What you need to do: In the records below, find the line that contains "Reproduce this chart with matplotlib." and the line that contains "from matplotlib.patches import Rectangle". Set down exactly those lines and every line between them, and nothing more.
────────────────
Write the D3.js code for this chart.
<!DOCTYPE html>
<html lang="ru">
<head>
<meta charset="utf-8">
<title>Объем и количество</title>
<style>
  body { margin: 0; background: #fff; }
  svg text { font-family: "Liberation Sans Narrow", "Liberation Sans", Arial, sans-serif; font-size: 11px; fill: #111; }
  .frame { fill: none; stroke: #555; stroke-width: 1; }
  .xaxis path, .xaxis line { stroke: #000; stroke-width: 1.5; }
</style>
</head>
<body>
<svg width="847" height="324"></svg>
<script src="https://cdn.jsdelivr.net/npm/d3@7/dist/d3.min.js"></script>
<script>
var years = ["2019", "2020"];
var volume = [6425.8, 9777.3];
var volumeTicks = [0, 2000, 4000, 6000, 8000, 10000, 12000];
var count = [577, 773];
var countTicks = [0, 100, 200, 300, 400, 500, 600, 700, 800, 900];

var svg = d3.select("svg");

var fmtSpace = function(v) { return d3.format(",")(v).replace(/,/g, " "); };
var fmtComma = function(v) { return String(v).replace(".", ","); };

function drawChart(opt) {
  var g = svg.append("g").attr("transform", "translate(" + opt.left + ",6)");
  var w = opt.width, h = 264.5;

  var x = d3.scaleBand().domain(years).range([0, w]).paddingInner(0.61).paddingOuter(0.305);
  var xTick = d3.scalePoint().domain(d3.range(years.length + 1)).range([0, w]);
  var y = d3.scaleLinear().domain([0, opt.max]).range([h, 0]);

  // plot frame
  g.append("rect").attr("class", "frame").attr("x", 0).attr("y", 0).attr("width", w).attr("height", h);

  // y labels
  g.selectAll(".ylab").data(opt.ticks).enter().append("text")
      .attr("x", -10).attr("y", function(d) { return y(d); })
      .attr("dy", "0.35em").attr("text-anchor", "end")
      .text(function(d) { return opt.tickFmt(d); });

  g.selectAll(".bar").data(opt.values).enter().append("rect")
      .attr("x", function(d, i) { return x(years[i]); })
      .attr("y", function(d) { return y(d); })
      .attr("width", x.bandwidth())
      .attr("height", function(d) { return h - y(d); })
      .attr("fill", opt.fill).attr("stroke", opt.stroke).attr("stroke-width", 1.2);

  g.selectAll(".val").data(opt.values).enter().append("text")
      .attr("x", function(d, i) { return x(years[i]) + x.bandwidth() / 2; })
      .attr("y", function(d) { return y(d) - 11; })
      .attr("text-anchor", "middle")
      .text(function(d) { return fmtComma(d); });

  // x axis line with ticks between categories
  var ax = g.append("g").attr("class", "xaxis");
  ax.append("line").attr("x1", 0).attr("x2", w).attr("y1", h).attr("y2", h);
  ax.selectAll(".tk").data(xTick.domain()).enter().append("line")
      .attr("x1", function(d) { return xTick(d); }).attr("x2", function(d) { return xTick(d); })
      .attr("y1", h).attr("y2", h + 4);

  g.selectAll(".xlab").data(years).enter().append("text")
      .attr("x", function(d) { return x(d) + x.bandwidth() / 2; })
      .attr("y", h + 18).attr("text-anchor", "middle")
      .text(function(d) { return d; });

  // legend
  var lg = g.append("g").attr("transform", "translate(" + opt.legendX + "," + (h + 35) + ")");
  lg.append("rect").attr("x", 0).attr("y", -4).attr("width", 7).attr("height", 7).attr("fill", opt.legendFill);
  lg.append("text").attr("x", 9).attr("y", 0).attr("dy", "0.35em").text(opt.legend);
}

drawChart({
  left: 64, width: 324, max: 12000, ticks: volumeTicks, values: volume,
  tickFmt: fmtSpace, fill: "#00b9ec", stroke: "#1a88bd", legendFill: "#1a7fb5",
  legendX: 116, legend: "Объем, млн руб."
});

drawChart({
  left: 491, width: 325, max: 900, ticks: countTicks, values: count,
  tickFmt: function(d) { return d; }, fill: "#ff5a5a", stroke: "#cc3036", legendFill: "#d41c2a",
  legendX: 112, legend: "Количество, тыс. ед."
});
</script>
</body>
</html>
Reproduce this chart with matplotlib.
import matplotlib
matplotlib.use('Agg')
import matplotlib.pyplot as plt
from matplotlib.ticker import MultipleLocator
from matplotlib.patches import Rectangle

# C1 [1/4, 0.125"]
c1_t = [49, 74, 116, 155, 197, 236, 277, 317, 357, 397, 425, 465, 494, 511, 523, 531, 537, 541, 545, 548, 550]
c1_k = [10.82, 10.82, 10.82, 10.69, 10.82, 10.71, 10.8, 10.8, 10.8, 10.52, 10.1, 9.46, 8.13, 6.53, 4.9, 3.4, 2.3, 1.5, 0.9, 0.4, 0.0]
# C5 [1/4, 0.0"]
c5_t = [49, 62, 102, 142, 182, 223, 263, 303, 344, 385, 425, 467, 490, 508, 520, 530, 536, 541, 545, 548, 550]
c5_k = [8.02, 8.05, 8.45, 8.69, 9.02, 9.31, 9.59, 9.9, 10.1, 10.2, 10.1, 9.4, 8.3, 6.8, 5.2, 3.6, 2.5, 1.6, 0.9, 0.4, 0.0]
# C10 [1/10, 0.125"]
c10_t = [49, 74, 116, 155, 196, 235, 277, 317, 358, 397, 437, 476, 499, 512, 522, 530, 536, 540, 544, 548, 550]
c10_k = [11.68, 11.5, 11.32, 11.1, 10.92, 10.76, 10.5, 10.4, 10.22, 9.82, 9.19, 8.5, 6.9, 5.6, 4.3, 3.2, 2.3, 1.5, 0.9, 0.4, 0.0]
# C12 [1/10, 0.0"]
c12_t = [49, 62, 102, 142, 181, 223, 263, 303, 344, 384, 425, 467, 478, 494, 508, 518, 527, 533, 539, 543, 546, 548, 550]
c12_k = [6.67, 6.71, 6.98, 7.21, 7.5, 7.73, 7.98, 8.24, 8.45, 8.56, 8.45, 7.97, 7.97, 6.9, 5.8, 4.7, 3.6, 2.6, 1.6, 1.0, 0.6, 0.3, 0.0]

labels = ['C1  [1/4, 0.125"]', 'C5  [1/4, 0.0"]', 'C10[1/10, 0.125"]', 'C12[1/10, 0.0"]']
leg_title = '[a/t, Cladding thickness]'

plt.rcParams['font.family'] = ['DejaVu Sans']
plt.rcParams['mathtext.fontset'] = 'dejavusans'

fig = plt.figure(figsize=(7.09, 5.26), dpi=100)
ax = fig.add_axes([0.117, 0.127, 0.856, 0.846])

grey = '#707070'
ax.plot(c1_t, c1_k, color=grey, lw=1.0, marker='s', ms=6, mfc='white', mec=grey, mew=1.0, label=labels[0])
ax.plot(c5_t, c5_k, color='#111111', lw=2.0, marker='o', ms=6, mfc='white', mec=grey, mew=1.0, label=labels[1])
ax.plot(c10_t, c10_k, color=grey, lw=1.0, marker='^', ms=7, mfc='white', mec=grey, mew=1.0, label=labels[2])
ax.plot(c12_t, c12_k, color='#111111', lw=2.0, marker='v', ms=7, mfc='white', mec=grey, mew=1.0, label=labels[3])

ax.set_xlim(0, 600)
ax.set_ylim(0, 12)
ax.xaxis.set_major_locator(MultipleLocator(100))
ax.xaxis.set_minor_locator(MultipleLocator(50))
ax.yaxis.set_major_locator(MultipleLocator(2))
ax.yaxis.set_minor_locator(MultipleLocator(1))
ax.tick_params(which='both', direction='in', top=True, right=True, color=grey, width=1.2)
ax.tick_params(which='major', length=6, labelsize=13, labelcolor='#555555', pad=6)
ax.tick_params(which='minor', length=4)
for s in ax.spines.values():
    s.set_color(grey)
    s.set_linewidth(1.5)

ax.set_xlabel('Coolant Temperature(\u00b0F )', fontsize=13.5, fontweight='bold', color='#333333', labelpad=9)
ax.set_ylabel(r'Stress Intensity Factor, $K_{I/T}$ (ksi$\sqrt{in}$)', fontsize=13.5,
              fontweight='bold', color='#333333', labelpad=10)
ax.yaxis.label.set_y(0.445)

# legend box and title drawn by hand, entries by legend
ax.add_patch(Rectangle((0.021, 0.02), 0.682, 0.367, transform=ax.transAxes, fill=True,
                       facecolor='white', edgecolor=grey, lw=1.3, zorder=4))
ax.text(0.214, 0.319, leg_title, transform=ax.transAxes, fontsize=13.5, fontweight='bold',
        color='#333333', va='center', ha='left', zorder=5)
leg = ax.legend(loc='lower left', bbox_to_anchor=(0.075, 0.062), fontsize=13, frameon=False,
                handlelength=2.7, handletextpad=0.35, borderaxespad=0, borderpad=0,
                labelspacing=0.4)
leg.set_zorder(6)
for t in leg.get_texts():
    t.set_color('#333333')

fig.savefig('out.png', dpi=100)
────────────────
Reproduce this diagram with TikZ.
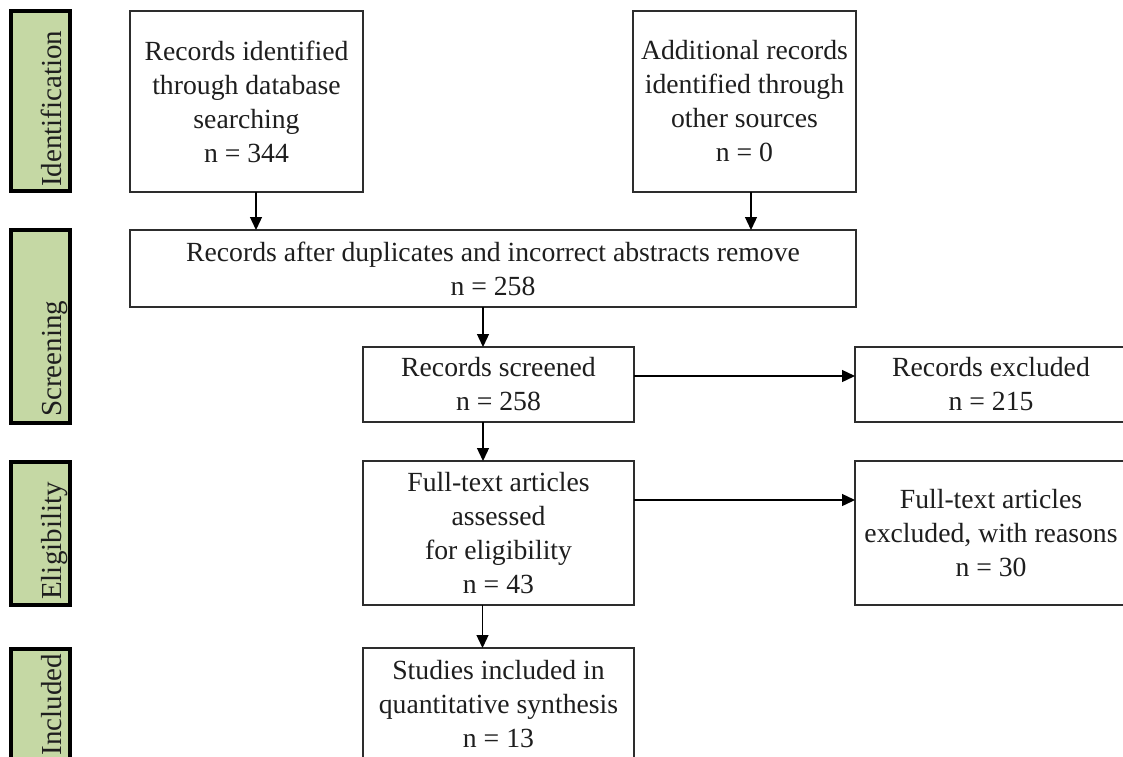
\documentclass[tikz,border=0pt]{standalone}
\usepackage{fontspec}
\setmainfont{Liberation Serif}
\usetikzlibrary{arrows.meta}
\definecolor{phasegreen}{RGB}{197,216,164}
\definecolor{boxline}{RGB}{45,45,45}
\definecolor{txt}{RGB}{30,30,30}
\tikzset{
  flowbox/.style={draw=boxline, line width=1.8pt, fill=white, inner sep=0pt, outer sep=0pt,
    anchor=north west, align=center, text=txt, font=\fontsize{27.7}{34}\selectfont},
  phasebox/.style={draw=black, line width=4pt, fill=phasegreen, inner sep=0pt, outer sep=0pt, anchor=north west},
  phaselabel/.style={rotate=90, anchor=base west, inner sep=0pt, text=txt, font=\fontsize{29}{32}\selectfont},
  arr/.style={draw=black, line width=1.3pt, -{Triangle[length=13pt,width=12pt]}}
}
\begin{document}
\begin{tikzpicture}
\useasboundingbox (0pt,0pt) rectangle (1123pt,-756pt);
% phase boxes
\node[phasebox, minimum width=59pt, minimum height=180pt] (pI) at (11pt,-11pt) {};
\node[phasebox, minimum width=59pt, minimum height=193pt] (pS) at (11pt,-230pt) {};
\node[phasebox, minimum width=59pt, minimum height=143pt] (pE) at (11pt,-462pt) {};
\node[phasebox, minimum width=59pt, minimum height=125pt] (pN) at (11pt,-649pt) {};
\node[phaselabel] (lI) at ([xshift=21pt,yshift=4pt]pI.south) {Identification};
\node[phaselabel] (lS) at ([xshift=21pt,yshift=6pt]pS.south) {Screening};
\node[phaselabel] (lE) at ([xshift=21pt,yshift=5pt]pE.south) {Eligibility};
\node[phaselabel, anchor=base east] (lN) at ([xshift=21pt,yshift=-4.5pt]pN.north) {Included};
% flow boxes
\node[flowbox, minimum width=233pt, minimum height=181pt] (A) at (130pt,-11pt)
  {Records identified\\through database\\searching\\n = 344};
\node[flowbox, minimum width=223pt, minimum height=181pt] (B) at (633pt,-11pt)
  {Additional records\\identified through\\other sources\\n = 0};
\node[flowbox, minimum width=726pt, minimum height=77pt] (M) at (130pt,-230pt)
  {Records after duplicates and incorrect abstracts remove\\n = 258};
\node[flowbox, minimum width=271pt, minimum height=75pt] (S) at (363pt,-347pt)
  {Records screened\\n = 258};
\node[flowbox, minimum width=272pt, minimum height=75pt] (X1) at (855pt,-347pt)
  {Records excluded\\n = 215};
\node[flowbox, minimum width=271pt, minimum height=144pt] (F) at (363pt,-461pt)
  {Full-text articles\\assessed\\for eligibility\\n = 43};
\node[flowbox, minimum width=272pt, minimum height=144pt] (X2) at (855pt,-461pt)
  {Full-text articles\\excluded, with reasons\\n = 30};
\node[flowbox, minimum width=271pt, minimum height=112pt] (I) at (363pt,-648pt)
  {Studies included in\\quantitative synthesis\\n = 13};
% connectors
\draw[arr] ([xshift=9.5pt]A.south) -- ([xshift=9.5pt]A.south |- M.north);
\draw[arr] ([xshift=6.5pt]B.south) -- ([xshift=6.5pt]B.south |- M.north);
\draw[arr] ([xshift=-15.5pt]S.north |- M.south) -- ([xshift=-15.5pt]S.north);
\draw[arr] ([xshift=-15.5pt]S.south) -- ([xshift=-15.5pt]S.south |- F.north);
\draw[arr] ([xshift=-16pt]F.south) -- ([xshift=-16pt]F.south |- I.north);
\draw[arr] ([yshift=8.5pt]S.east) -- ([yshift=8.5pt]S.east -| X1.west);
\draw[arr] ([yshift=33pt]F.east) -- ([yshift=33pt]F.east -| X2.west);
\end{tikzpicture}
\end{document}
────────────────
Solution to this problem:
Reproduce this chart with matplotlib.
import matplotlib
matplotlib.use('Agg')
import matplotlib.pyplot as plt
from matplotlib.ticker import MultipleLocator
from matplotlib.patches import Rectangle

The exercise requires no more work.